= Little Hoover Commission =

Independent California state oversight agency

The California Little Hoover Commission (LHC), officially the Milton Marks "Little Hoover" Commission on California State Government Organization and Economy, is an independent California state oversight agency modeled after the Hoover Commission and created in 1962, that investigates state government operations and promotes efficiency, economy and improved service through reports, recommendations and legislative proposals.

==Roles and responsibilities==

The Commission has broad and independent authority to evaluate the structure, organization, operation and function of every department, agency and executive branch of state government, along with the policies and methods for appropriating and administering funds.

It has produced nearly 300 comprehensive reports detailing findings and recommendations for the Governor and Legislature. These reports are maintained in a virtual library on the Commission's website.

==Organization and membership==

By statute, the Commission is a balanced bipartisan board with 13 members – five public members appointed by the Governor, four public members appointed by the Legislature, two Senators and two Assemblymembers. Public members serve staggered, four-year terms while legislative members serve at the pleasure of the appointing authority. Members serve voluntarily, without compensation.

The Commission is staffed by seven permanent employees and occasional student interns.
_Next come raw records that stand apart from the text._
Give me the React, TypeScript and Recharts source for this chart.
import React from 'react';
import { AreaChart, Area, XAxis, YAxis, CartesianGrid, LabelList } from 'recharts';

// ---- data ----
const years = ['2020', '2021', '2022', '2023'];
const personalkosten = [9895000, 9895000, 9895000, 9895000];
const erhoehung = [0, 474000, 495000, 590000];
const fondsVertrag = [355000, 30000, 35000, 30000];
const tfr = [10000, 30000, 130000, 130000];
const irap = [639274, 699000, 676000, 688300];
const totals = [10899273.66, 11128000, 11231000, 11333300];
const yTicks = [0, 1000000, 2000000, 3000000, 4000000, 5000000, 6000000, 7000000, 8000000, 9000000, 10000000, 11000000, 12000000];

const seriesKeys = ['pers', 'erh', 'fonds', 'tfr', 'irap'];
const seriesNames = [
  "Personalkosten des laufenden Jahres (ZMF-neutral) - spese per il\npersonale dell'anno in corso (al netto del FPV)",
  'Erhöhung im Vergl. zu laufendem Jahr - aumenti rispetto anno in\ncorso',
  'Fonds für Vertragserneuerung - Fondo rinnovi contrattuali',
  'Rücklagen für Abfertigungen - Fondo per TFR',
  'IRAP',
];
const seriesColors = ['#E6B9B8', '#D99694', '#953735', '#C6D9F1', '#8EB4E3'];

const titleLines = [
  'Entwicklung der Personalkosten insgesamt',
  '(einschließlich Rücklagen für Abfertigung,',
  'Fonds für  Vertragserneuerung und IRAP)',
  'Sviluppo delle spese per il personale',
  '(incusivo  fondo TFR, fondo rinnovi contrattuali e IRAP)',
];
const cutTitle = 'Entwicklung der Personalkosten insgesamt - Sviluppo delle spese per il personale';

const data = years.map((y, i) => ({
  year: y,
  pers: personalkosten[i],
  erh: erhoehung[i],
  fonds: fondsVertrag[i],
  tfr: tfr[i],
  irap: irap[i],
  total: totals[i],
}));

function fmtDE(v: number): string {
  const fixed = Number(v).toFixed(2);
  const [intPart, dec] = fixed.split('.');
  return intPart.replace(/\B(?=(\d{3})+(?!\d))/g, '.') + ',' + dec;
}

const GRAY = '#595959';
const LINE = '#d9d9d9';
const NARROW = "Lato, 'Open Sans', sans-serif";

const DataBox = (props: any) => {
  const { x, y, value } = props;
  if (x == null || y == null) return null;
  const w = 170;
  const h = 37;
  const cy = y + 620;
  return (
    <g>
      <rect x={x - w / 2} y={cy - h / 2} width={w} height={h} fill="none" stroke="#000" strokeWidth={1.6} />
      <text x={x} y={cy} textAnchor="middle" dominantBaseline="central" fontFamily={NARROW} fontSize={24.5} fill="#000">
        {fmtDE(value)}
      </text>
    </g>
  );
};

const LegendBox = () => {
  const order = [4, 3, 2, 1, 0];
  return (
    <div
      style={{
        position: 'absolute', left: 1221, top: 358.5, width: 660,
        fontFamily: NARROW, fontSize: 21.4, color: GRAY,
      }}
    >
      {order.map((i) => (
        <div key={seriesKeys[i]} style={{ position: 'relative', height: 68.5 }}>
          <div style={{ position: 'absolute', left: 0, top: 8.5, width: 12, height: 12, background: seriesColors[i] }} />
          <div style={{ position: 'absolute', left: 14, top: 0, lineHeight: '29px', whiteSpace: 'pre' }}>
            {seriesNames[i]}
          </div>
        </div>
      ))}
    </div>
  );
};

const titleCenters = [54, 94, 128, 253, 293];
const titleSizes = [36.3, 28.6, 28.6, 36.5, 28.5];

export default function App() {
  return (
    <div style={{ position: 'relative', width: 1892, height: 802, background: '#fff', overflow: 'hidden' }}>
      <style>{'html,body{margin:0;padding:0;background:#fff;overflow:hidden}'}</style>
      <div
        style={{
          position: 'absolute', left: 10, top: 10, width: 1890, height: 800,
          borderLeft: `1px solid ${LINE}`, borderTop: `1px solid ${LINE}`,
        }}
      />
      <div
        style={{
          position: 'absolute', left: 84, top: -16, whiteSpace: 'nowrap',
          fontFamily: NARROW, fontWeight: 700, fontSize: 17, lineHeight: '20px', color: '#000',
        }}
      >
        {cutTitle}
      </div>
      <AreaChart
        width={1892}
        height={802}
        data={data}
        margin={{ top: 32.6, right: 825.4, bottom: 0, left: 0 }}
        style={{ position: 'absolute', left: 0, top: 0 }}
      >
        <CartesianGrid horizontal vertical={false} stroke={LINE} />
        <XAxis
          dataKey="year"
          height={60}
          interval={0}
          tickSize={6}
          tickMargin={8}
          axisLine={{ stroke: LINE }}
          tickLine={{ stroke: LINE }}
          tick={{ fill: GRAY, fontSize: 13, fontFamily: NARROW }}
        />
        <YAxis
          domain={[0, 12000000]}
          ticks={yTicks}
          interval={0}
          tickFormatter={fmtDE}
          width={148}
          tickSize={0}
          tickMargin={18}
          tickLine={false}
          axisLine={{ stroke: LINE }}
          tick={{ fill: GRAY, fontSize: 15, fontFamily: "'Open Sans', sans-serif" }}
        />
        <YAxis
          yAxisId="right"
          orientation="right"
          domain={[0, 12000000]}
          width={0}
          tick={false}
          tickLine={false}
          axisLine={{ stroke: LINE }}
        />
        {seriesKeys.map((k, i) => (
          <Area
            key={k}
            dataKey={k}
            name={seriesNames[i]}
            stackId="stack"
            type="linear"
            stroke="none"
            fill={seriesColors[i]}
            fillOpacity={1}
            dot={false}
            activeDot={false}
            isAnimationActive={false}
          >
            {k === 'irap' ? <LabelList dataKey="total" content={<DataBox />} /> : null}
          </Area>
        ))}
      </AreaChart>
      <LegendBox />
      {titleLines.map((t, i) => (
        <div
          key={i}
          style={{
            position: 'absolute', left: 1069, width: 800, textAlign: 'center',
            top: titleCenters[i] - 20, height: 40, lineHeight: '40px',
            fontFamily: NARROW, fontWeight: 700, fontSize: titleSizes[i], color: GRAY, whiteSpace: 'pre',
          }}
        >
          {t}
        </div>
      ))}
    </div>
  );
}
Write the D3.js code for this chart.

==Oversight of the California State Auditor==

The Little Hoover Commission's statutory oversight responsibilities for the California State Auditor are defined in California Government Code Section 8542 and 8544.5(d) and fall into three categories:
- Review all California State Auditor final audit reports and make recommendations to the Legislature, the Governor and the public concerning the operations of the State.
- Contract for and review an annual independent audit of the State Audit Fund and the operation of the California State Auditor to assure compliance with state laws, including Government Code Section 8546.
- Oversee the California State Auditor’s contracting activities, affirmative action plan and compliance with the State Administrative Manual.